▸ **To do**:
Skip the pictures and extract all of the lines exactly as written.

▸ **Recorded information**:

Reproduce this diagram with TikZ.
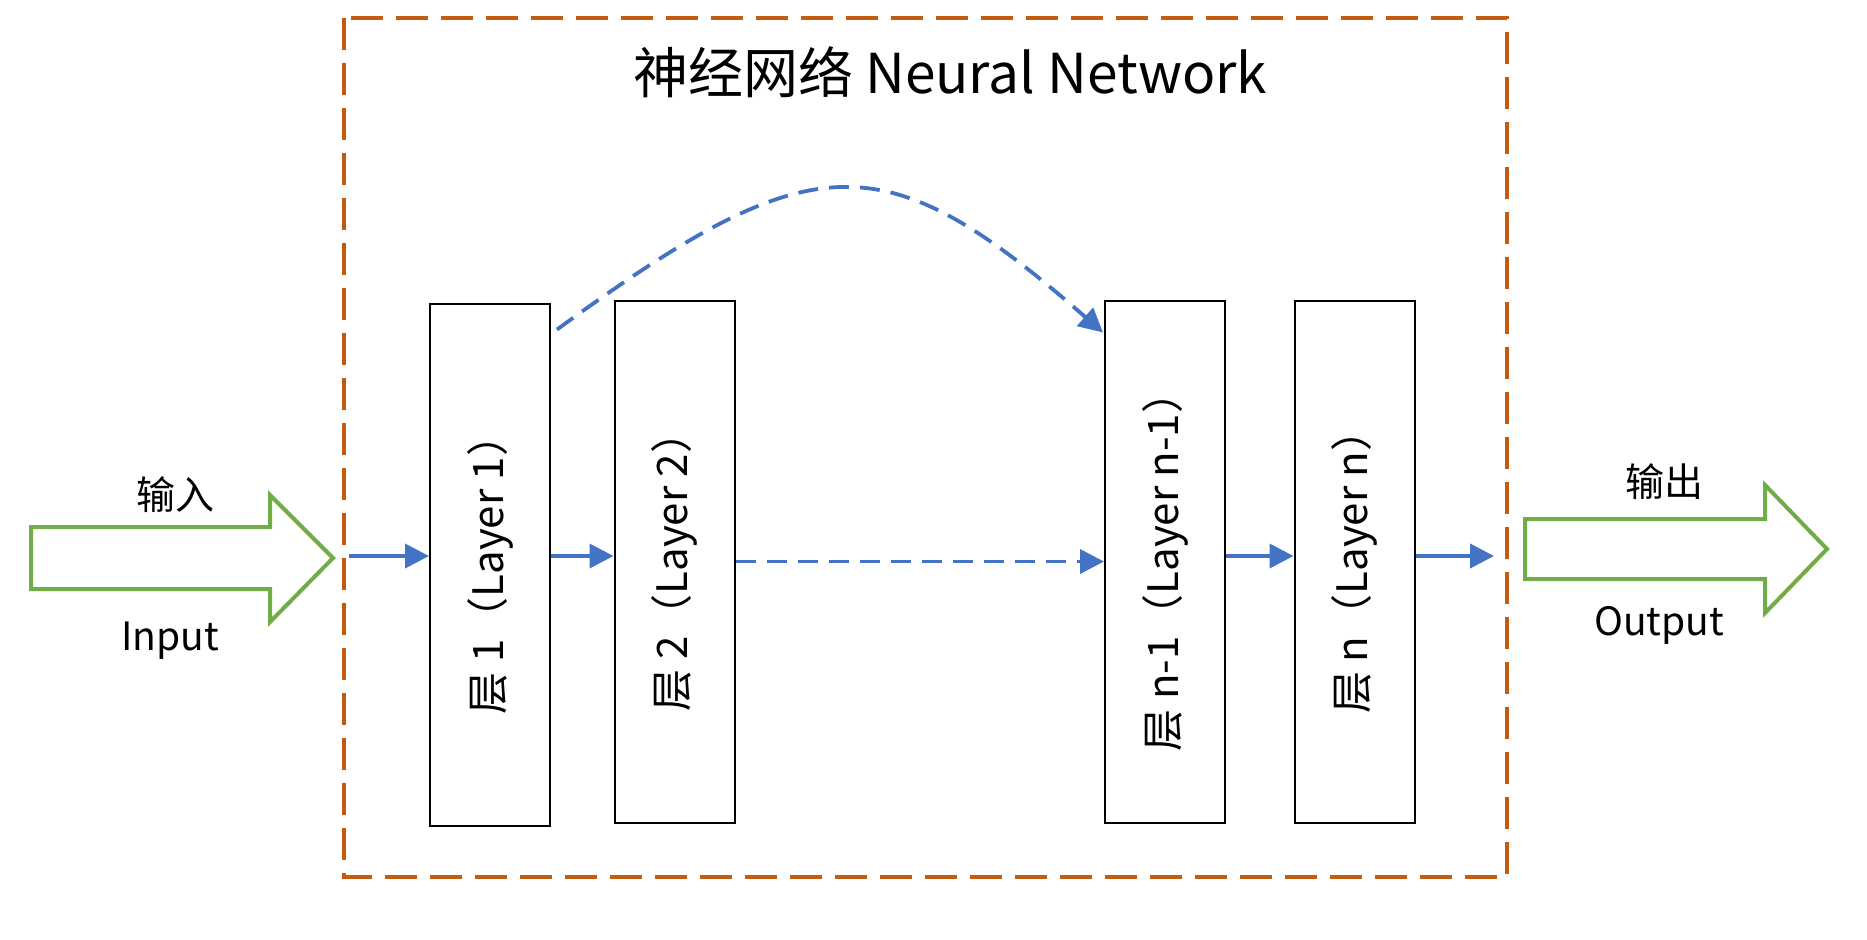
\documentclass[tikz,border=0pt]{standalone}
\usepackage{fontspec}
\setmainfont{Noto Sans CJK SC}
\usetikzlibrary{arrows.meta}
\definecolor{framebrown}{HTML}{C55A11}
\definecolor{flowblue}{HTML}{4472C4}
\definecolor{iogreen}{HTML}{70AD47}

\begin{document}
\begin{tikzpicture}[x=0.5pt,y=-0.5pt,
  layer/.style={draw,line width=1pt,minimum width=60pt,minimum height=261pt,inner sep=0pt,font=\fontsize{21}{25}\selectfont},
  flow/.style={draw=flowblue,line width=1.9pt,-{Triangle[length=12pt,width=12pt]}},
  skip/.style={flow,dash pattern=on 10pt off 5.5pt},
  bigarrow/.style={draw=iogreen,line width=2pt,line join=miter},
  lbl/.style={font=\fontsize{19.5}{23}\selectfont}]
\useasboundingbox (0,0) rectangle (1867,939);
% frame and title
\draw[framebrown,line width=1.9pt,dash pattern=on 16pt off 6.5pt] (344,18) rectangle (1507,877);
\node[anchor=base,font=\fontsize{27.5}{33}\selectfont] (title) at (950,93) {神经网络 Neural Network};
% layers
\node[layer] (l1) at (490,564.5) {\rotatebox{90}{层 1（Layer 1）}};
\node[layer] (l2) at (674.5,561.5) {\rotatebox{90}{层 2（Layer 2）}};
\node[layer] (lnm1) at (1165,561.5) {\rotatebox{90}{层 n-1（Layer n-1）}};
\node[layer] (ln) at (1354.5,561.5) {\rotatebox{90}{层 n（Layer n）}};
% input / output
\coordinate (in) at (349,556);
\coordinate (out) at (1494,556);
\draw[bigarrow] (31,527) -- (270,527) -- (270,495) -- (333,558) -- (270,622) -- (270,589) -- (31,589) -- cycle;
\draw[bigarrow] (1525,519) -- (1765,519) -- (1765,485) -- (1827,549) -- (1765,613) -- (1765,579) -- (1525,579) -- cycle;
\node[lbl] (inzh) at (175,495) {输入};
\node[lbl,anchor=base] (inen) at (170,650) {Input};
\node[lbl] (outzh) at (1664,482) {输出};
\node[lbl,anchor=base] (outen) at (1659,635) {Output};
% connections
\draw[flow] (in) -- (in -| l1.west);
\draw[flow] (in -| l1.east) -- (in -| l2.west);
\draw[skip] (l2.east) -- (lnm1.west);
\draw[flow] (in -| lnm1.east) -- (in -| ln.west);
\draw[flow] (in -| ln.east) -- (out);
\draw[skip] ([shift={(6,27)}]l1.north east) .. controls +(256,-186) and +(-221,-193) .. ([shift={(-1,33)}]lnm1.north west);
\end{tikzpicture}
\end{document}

▸ **Result**:
Reproduce this diagram with TikZ.
\documentclass[tikz,border=0pt]{standalone}
\usepackage{fontspec}
\setmainfont{Noto Sans CJK SC}
\usetikzlibrary{arrows.meta}
\definecolor{framebrown}{HTML}{C55A11}
\definecolor{flowblue}{HTML}{4472C4}
\definecolor{iogreen}{HTML}{70AD47}

\begin{document}
\begin{tikzpicture}[x=0.5pt,y=-0.5pt,
  layer/.style={draw,line width=1pt,minimum width=60pt,minimum height=261pt,inner sep=0pt,font=\fontsize{21}{25}\selectfont},
  flow/.style={draw=flowblue,line width=1.9pt,-{Triangle[length=12pt,width=12pt]}},
  skip/.style={flow,dash pattern=on 10pt off 5.5pt},
  bigarrow/.style={draw=iogreen,line width=2pt,line join=miter},
  lbl/.style={font=\fontsize{19.5}{23}\selectfont}]
\useasboundingbox (0,0) rectangle (1867,939);
% frame and title
\draw[framebrown,line width=1.9pt,dash pattern=on 16pt off 6.5pt] (344,18) rectangle (1507,877);
\node[anchor=base,font=\fontsize{27.5}{33}\selectfont] (title) at (950,93) {神经网络 Neural Network};
% layers
\node[layer] (l1) at (490,564.5) {\rotatebox{90}{层 1（Layer 1）}};
\node[layer] (l2) at (674.5,561.5) {\rotatebox{90}{层 2（Layer 2）}};
\node[layer] (lnm1) at (1165,561.5) {\rotatebox{90}{层 n-1（Layer n-1）}};
\node[layer] (ln) at (1354.5,561.5) {\rotatebox{90}{层 n（Layer n）}};
% input / output
\coordinate (in) at (349,556);
\coordinate (out) at (1494,556);
\draw[bigarrow] (31,527) -- (270,527) -- (270,495) -- (333,558) -- (270,622) -- (270,589) -- (31,589) -- cycle;
\draw[bigarrow] (1525,519) -- (1765,519) -- (1765,485) -- (1827,549) -- (1765,613) -- (1765,579) -- (1525,579) -- cycle;
\node[lbl] (inzh) at (175,495) {输入};
\node[lbl,anchor=base] (inen) at (170,650) {Input};
\node[lbl] (outzh) at (1664,482) {输出};
\node[lbl,anchor=base] (outen) at (1659,635) {Output};
% connections
\draw[flow] (in) -- (in -| l1.west);
\draw[flow] (in -| l1.east) -- (in -| l2.west);
\draw[skip] (l2.east) -- (lnm1.west);
\draw[flow] (in -| lnm1.east) -- (in -| ln.west);
\draw[flow] (in -| ln.east) -- (out);
\draw[skip] ([shift={(6,27)}]l1.north east) .. controls +(256,-186) and +(-221,-193) .. ([shift={(-1,33)}]lnm1.north west);
\end{tikzpicture}
\end{document}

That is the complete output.